Of Walker’s involvement, Fraser says, “He was very active in the operations, and served on the board of directors. In 1949, he was involved in the building of the Playhouse Inn, which is now being recreated just next door to the Playhouse.” In addition to his administrative role Walker also wrote for the theater, composing and scoring The Bucks County Revue and Mistress of the Inn.


In 1952, Walker co-founded Music Theatre International with composer Frank Loesser, for whom he orchestrated The Most Happy Fella. Originally called Music Theatre Incorporated, the company was conceived when Walker noticed that many scores held by Tams-Witmark, another licensing house, were incomplete.

In The Sound of Broadway Music: a Book of Orchestrators and Orchestrations, Steven Suskin notes that Walker initially suggested the idea of a new licensing house to Richard Rodgers, for whom he updated the orchestrations of Pal Joey, On Your Toes, and Babes in Arms. Rodgers co-founded what would become the Rodgers & Hammerstein Organization—but without Walker. Frank Loesser, however, had a catalogue of shows ready for licensing, including Guys and Dolls, so he partnered with Walker.

“By 1957, Loesser—who preferred to personally control his several businesses—bought out Walker,” Suskin writes. It was Loesser who changed the name of the company to Music Theatre International. Asked whether her father regretted selling his share, Ann Liebgold replies, “I don’t think so. I never heard a word about that.”


Walker’s Broadway career spanned six decades. He contributed orchestrations for By Jupiter by Rodgers & Hart, and Carousel by Rodgers & Hammerstein. Other shows he worked on include Damn Yankees, The Music Man, Fiddler on the Roof, and Cabaret. Walker continued working until 1981, orchestrating early scores by Stephen Sondheim, Andrew Lloyd Webber, and Stephen Schwartz.

In addition to his orchestration work, Walker was a composer in his own right. He wrote Memphis Bound, a swing version of the Gilbert & Sullivan operetta HMS Pinafore, as well as Courtin’ Time.

Steven Suskin writes, “This seems as good a time as any to talk about Walker’s crusty demeanor…many Broadway people were in awe of Walker’s reputation and thrilled to have him. But to others, he was forbidding.” Suskin quotes producer and director Harold Prince: “He was a grim presence, but he was so good. He would walk down that aisle for the orchestra call, and you’d say, ‘Oh, God, I hope it’s better than he thinks it is.’”

“People didn’t understand what a reserved person he was,” counters Ann Liebgold. “[My father] was a quiet man. He would stand and listen. He was really quite a shy person, except when it came to his music.”

When Walker wasn’t working, he hybridized gladiolas. He was the president of the North American Gladiolas Association, and a judge for the All-America Gladiolus Selections. “He hybridized to make different colors, strength, or different varieties,” Liebgold remembers. “When he was here, he was very much occupied with the hybridizing. He’d have two flowers blooming, and he was always trying to make a blue one. It’s a long procedure to develop a flower from pollen!”
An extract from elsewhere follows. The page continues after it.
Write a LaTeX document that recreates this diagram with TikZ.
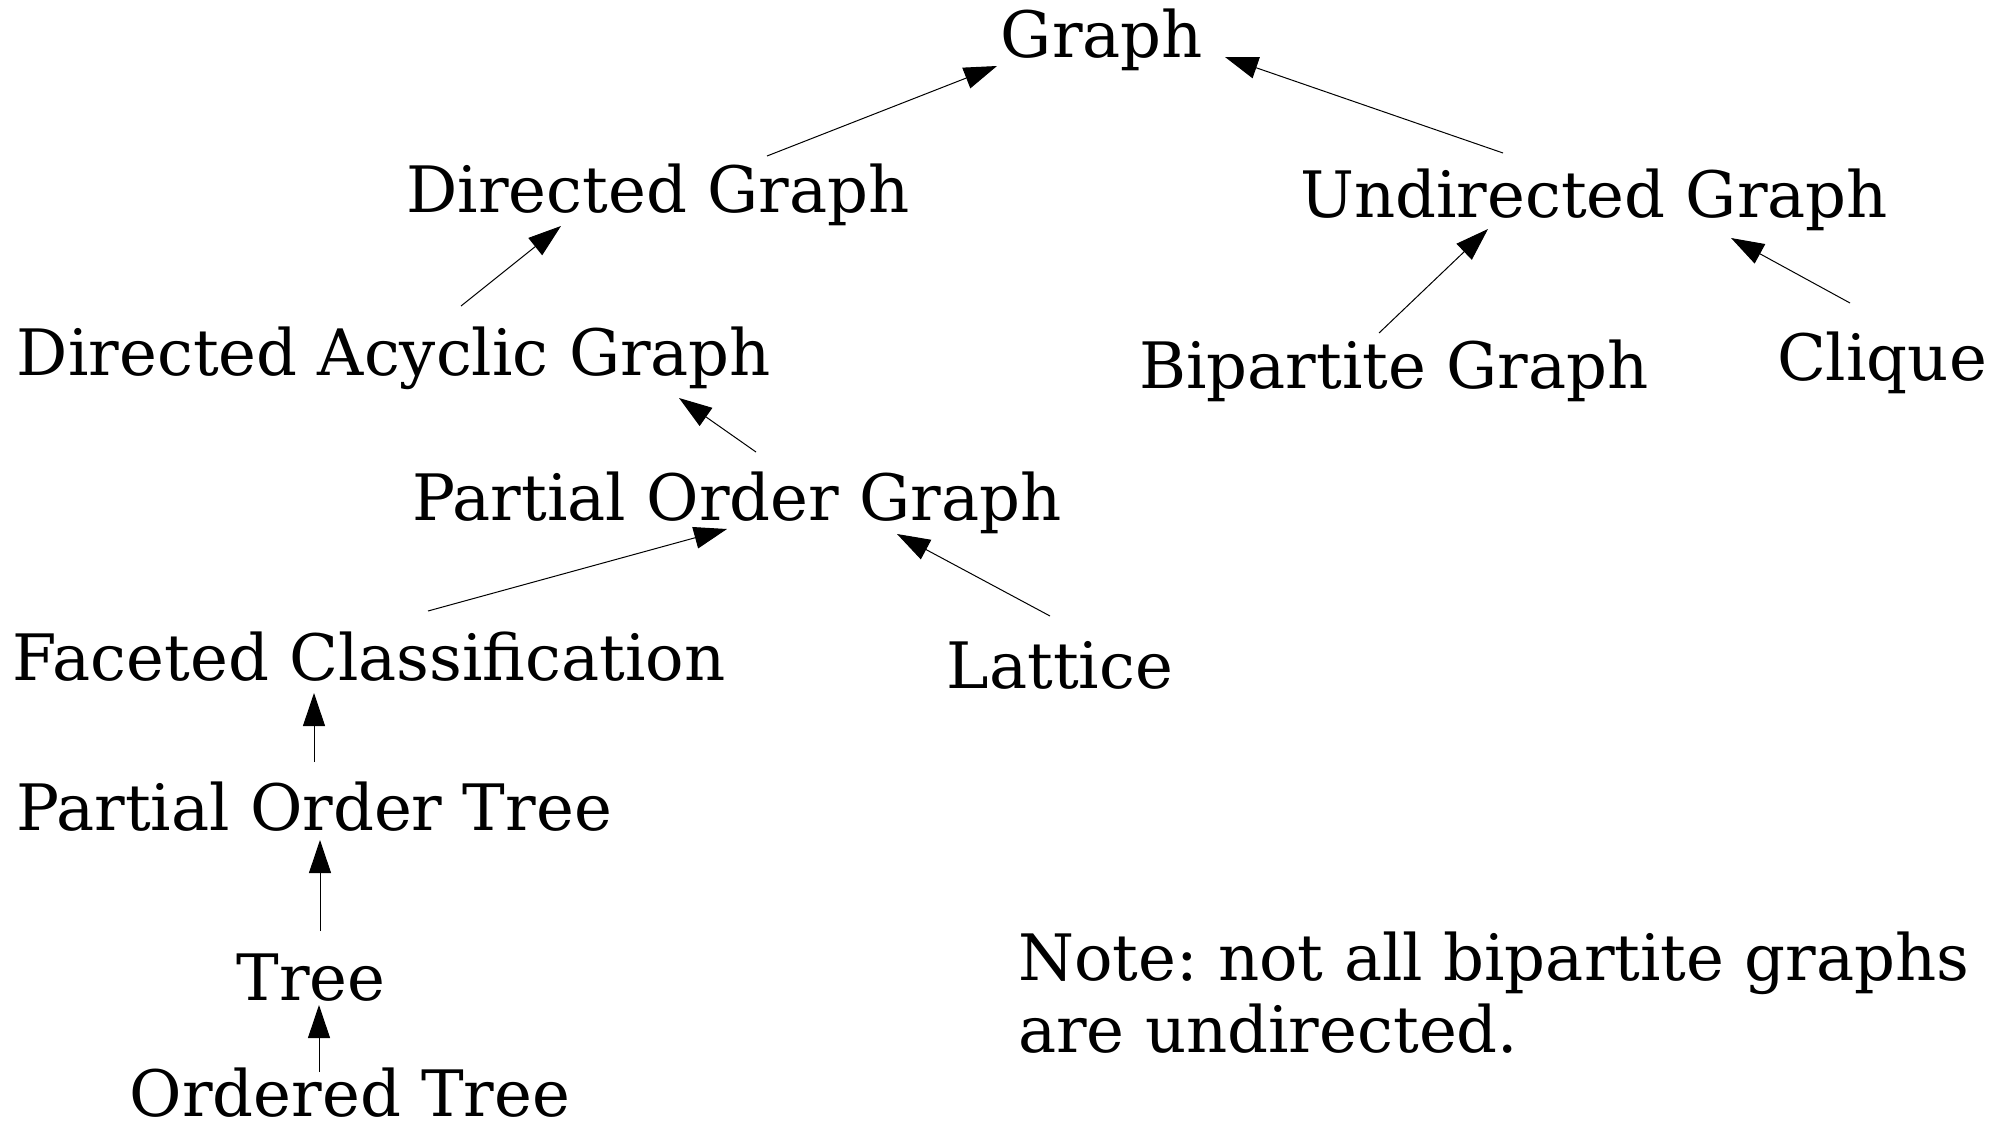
\documentclass[tikz,border=0pt]{standalone}
\usepackage{fontspec}
\setmainfont{DejaVu Serif}
\usetikzlibrary{arrows.meta}
\begin{document}
\frenchspacing
\begin{tikzpicture}[x=1pt,y=-1pt,
  lbl/.style={inner sep=0pt, text height=46pt, text depth=14pt,
    font=\fontsize{64}{72}\selectfont},
  arr/.style={line width=1pt, -{Triangle[length=33pt,width=22pt]}}]
\useasboundingbox (0,0) rectangle (2005,1122);
\node[lbl] (g)   at (1102,41)  {Graph};
\node[lbl] (dg)  at (658,196)  {Directed Graph};
\node[lbl] (ug)  at (1594,201) {Undirected Graph};
\node[lbl] (dag) at (394,359)  {Directed Acyclic Graph};
\node[lbl] (bip) at (1394,372) {Bipartite Graph};
\node[lbl] (cl)  at (1882,364) {Clique};
\node[lbl] (pog) at (737,504)  {Partial Order Graph};
\node[lbl] (fc)  at (369,664)  {Faceted Classification};
\node[lbl] (lat) at (1060,672) {Lattice};
\node[lbl] (pot) at (314,814)  {Partial Order Tree};
\node[lbl] (tr)  at (311,984)  {Tree};
\node[lbl, text depth=4pt] (ot) at (350,1095) {Ordered Tree};
\node[inner sep=0pt, anchor=north west, align=left,
  font=\fontsize{64}{72}\selectfont] (note) at (1018,932)
  {Note: not all bipartite graphs\\are undirected.};
\draw[arr] ([xshift=109pt,yshift=40pt]dg.center) -- ([xshift=-105pt,yshift=-25pt]g.center);
\draw[arr] ([xshift=-91pt,yshift=48pt]ug.center) -- ([xshift=123pt,yshift=-16pt]g.center);
\draw[arr] ([xshift=67pt,yshift=53pt]dag.center) -- ([xshift=-97pt,yshift=-30pt]dg.center);
\draw[arr] ([xshift=-15pt,yshift=39pt]bip.center) -- ([xshift=-106pt,yshift=-28pt]ug.center);
\draw[arr] ([xshift=-32pt,yshift=61pt]cl.center) -- ([xshift=137pt,yshift=-37pt]ug.center);
\draw[arr] ([xshift=19pt,yshift=52pt]pog.center) -- ([xshift=285pt,yshift=-39pt]dag.center);
\draw[arr] ([xshift=59pt,yshift=53pt]fc.center) -- ([xshift=-10pt,yshift=-25pt]pog.center);
\draw[arr] ([xshift=-10pt,yshift=56pt]lat.center) -- ([xshift=160pt,yshift=-30pt]pog.center);
\draw[arr] ([xshift=0pt,yshift=52pt]pot.center) -- ([xshift=-55pt,yshift=-29pt]fc.center);
\draw[arr] ([xshift=9pt,yshift=53pt]tr.center) -- ([xshift=6pt,yshift=-26pt]pot.center);
\draw[arr] ([xshift=-31pt,yshift=23pt]ot.center) -- ([xshift=8pt,yshift=-21pt]tr.center);
\end{tikzpicture}
\end{document}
Many of the shows on which Walker worked are still performed today, either in Broadway revivals or in regional and amateur productions. Revivals often commission new orchestrations, just as Walker was hired to update the arrangements for early Rodgers & Hart shows such as Pal Joey. However, Walker’s work can be heard on the original cast recordings.

Music Theatre International’s catalogue includes shows with orchestrations by Walker, including Damn Yankees and Fiddler on the Roof. It also includes more recent musicals such as Les Miserables, If/Then, and the theatrical adaptations of Disney films such as Beauty and the Beast.

“The fact that our company was created by artists—specifically musical theatre artists—who had the exceptional strength in both sides of the brain to be business people as well as creatives has played a significant part in how MTI operates today,” says Drew Cohen, the current president, in a statement. “It continues to be our privilege to represent them and their work and to present our customers with the highest quality materials possible, a tradition started by Don Walker himself over sixty years ago.”


Alexander Fraser says the Bucks County Playhouse’s current mission is “to serve the community, first and foremost, certainly as a nonprofit. We have an active education program; we’re thrilled to continue the Student Theater Festival, which is now in its 49th year, and brings kids from all over the region to perform and receive professional adjudication, and to participate in masterclasses in dance, voice, and acting. We’ve recently added an evening performance that parents can attend, called Best of Fest. That’s in the spring. We also do a summer program for high school students where they produce a musical they appear in, and learn what goes on backstage. And we have an internship for kids in college, who are learning skills in theater production.”

The Playhouse also has a program to encourage the development of new musicals. “We are also proud of our new musical development program, the Oscar Hammerstein Festival, which honors Hammerstein’s mentorship of Stephen Sondheim and brings young writers to New Hope to hone their skills,” Fraser continues. “This year’s Festival, which includes a benefit concert honoring Shirley Jones and hosted by Ted Chapin, president of the Rodgers and Hammerstein Organization, will be held on April 22 and 23.

The summer season begins in May with the world premiere of Clue, based on the popular film; and continues with Buddy: the Buddy Holly Story which runs May 27 to June 17; and Guys and Dolls.”